I have a dataframe with some string columns and number columns. I want to manage the missing values. I want to change the "nan" values with mean of each row. I saw the different question in this website, however, they are different from my question. Like this link: Pandas Dataframe: Replacing NaN with row average
If all the values of a rows are "Nan" values, I want to delete that rows. I have also provide a sample case as follows:
import pandas as pd
import numpy as np
df = pd.DataFrame()
df['id'] = ['a', 'b', 'c', 'n']
df['md'] = ['d', 'e', 'f', 'l']
df['c1'] = [2, np.nan,np.nan, 5]
df['c2'] = [0, 5, np.nan, 3]
df['c3'] = [8, 7, np.nan,np.nan]
df = pd.DataFrame()
df['id'] = ['a', 1, 'n']
df['md'] = ['d', 6, 'l']
df['c1'] = [2, 6, 5]
df['c2'] = [0, 5, 3]
df['c3'] = [8, 7,4]
df
Note: I have used the following code, however it is very slow and for a big dataframe it take a looong time to run.

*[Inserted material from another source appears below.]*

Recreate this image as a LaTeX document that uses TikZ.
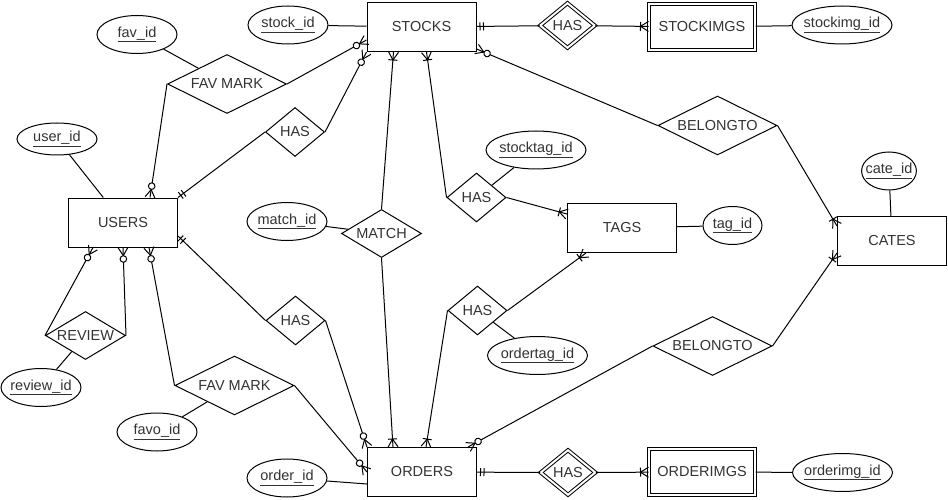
\documentclass[tikz,border=0pt]{standalone}
\usepackage{fontspec}
\setmainfont{Liberation Sans}
\usepackage{tikz}
\usetikzlibrary{shapes.geometric, arrows.meta}

% crow's foot ends
\pgfdeclarearrow{
  name = mone,
  setup code = {
    \pgfarrowssettipend{0pt}
    \pgfarrowssetlineend{0pt}
    \pgfarrowssetbackend{-8pt}
    \pgfarrowshullpoint{0pt}{4pt}
    \pgfarrowshullpoint{-8pt}{-4pt}
  },
  drawing code = {
    \pgfpathmoveto{\pgfqpoint{-3.5pt}{-4pt}}
    \pgfpathlineto{\pgfqpoint{-3.5pt}{4pt}}
    \pgfpathmoveto{\pgfqpoint{-7pt}{-4pt}}
    \pgfpathlineto{\pgfqpoint{-7pt}{4pt}}
    \pgfusepathqstroke
  }
}
\pgfdeclarearrow{
  name = omany,
  setup code = {
    \pgfarrowssettipend{0pt}
    \pgfarrowssetlineend{0pt}
    \pgfarrowssetbackend{-9pt}
    \pgfarrowshullpoint{0pt}{5pt}
    \pgfarrowshullpoint{-9pt}{-5pt}
  },
  drawing code = {
    \pgfpathmoveto{\pgfqpoint{0pt}{5pt}}
    \pgfpathlineto{\pgfqpoint{-8pt}{0pt}}
    \pgfpathlineto{\pgfqpoint{0pt}{-5pt}}
    \pgfpathmoveto{\pgfqpoint{-8pt}{-4.5pt}}
    \pgfpathlineto{\pgfqpoint{-8pt}{4.5pt}}
    \pgfusepathqstroke
  }
}
\pgfdeclarearrow{
  name = zmany,
  setup code = {
    \pgfarrowssettipend{0pt}
    \pgfarrowssetlineend{0pt}
    \pgfarrowssetbackend{-16pt}
    \pgfarrowshullpoint{0pt}{5pt}
    \pgfarrowshullpoint{-16pt}{-5pt}
  },
  drawing code = {
    \pgfpathmoveto{\pgfqpoint{0pt}{5pt}}
    \pgfpathlineto{\pgfqpoint{-8pt}{0pt}}
    \pgfpathlineto{\pgfqpoint{0pt}{-5pt}}
    \pgfusepathqstroke
    \pgfsetfillcolor{white}
    \pgfpathcircle{\pgfqpoint{-11.5pt}{0pt}}{3.3pt}
    \pgfusepathqfillstroke
  }
}

\tikzstyle{entity} = [rectangle, minimum width=109pt, minimum height=49pt, text centered,
draw=black, line width=1pt]
\tikzstyle{weakentity} = [rectangle, minimum width=106pt, minimum height=46pt, text centered,
draw=black, line width=1pt, double, double distance=2pt]
\tikzstyle{rel} = [diamond, minimum width=59pt, minimum height=49pt, inner sep=0pt,
aspect=1.2, draw=black, line width=1pt]
\tikzstyle{midrel} = [diamond, minimum width=80pt, minimum height=48pt, inner sep=0pt,
aspect=1.65, draw=black, line width=1pt]
\tikzstyle{bigrel} = [diamond, minimum width=119pt, minimum height=59pt, inner sep=0pt,
aspect=2, draw=black, line width=1pt]
\tikzstyle{weakrel} = [diamond, minimum width=55pt, minimum height=45pt, inner sep=0pt,
aspect=1.2, draw=black, line width=1pt, double, double distance=2pt]
\tikzstyle{attr} = [ellipse, minimum width=80pt, minimum height=38pt, inner xsep=-4pt,
inner ysep=0pt, draw=black, line width=1pt]
\tikzstyle{line} = [line width=1pt]

\begin{document}
\begin{tikzpicture}[x=1pt, y=1pt, every node/.style={font=\fontsize{14.5}{17}\selectfont, text=black!80}]

    \path[use as bounding box, fill=white] (0,0) rectangle (948,499);

    \node (stocks) [entity] at (421.5,472) {STOCKS};
    \node (users) [entity] at (123,276.5) {USERS};
    \node (orders) [entity] at (422,27) {ORDERS};
    \node (tags) [entity] at (622,271) {TAGS};
    \node (cates) [entity] at (892,258) {CATES};
    \node (stockimgs) [weakentity] at (702,472) {STOCKIMGS};
    \node (orderimgs) [weakentity] at (702,27) {ORDERIMGS};

    \node (hasimg) [weakrel] at (567.5,473.5) {HAS};
    \node (hasoimg) [weakrel] at (568,26.5) {HAS};
    \node (favmark) [bigrel] at (227,415) {FAV MARK};
    \node (hasus) [rel] at (295,367) {HAS};
    \node (match) [midrel] at (381.5,265.5) {MATCH};
    \node (hasst) [rel] at (476.5,301.5) {HAS};
    \node (belst) [bigrel] at (717.5,373.5) {BELONGTO};
    \node (hasuo) [rel] at (295.5,178.5) {HAS};
    \node (review) [midrel] at (85.5,163.5) {REVIEW};
    \node (favmarko) [bigrel] at (234.5,113.5) {FAV MARK};
    \node (hasot) [rel] at (477.5,188.5) {HAS};
    \node (belor) [bigrel] at (712.5,153) {BELONGTO};

    \node (stockid) [attr] at (288,474) {\underline{stock\_id}};
    \node (stockimgid) [attr, minimum width=100pt] at (842,474) {\underline{stockimg\_id}};
    \node (favid) [attr] at (137,464.5) {\underline{fav\_id}};
    \node (userid) [attr, minimum height=32pt] at (57,360) {\underline{user\_id}};
    \node (matchid) [attr] at (287,277.5) {\underline{match\_id}};
    \node (stocktagid) [attr, minimum width=100pt] at (536,349) {\underline{stocktag\_id}};
    \node (tagid) [attr, minimum width=59pt] at (732.5,273.5) {\underline{tag\_id}};
    \node (cateid) [attr, minimum width=51pt] at (889,328) {\underline{cate\_id}};
    \node (reviewid) [attr] at (41,111.5) {\underline{review\_id}};
    \node (favoid) [attr] at (157,67) {\underline{favo\_id}};
    \node (orderid) [attr] at (287,21) {\underline{order\_id}};
    \node (ordertagid) [attr, minimum width=100pt] at (537.5,143.5) {\underline{ordertag\_id}};
    \node (orderimgid) [attr, minimum width=100pt] at (842.5,26.5) {\underline{orderimg\_id}};

    \draw[line] (stockid) -- (stocks);
    \draw[line, {mone}-] (stocks) -- (hasimg);
    \draw[line, -{omany}] (hasimg) -- (stockimgs);
    \draw[line] (stockimgs) -- (stockimgid);
    \draw[line] (favid) -- (favmark);
    \draw[line, -{zmany}] (favmark.east) -- ([yshift=-13pt]stocks.west);
    \draw[line, -{zmany}] (favmark.west) -- ([xshift=27pt]users.north);
    \draw[line, -{zmany}] (hasus.east) -- (stocks.south west);
    \draw[line, -{mone}] (hasus.west) -- (users.north east);
    \draw[line] (userid) -- (users);
    \draw[line, {omany}-] ([xshift=-28pt]stocks.south) -- (match.north);
    \draw[line, -{omany}] (match.south) -- ([xshift=-29pt]orders.north);
    \draw[line] (matchid) -- (match);
    \draw[line, {omany}-] ([xshift=5pt]stocks.south) -- (hasst.west);
    \draw[line, -{omany}] (hasst.east) -- ([yshift=14pt]tags.west);
    \draw[line] (stocktagid) -- (hasst);
    \draw[line] (tagid) -- (tags);
    \draw[line, {zmany}-] ([yshift=3pt]stocks.south east) -- (belst.west);
    \draw[line, -{omany}] (belst.east) -- ([yshift=15pt]cates.west);
    \draw[line] (cateid) -- (cates);
    \draw[line, {mone}-] ([yshift=-13.5pt]users.east) -- (hasuo.west);
    \draw[line, -{zmany}] (hasuo.east) -- (orders.north west);
    \draw[line, {omany}-] ([xshift=4pt]orders.north) -- (hasot.west);
    \draw[line, -{omany}] (hasot.east) -- ([xshift=-36pt]tags.south);
    \draw[line] (ordertagid) -- (hasot);
    \draw[line, {zmany}-] ([xshift=-9pt]orders.north east) -- (belor.west);
    \draw[line, -{omany}] (belor.east) -- ([yshift=-12pt]cates.west);
    \draw[line, {zmany}-] ([xshift=26pt]users.south) -- (favmarko.west);
    \draw[line, -{zmany}] (favmarko.east) -- (orders.west);
    \draw[line] (favoid) -- (favmarko);
    \draw[line, -{zmany}] (review.west) -- ([xshift=-30pt]users.south);
    \draw[line, -{zmany}] (review.east) -- (users.south);
    \draw[line] (reviewid) -- (review);
    \draw[line] (orderid) -- ([yshift=-12pt]orders.west);
    \draw[line, {mone}-] (orders) -- (hasoimg);
    \draw[line, -{omany}] (hasoimg) -- (orderimgs);
    \draw[line] (orderimgs) -- (orderimgid);

    \end{tikzpicture}
\end{document}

index_colum = df.columns.get_loc("c1")
df_withno_id = df.iloc[:,index_colum:]
rowsidx_with_all_NaN = df_withno_id[df_withno_id.isnull().all(axis=1)].index.values
df = df.drop(df.index[rowsidx_with_all_NaN])
for i, cols in df_withno_id.iterrows():
if i not in rowsidx_with_all_NaN:
endsidx = len(cols)
extract_data = list(cols[0:endsidx])
mean = np.nanmean(extract_data)
fill_nan = [mean for x in extract_data if np.isnan(x)]
df.loc[i] = df.loc[i].replace(np.nan, mean)
Can anybody help me with this? thanks.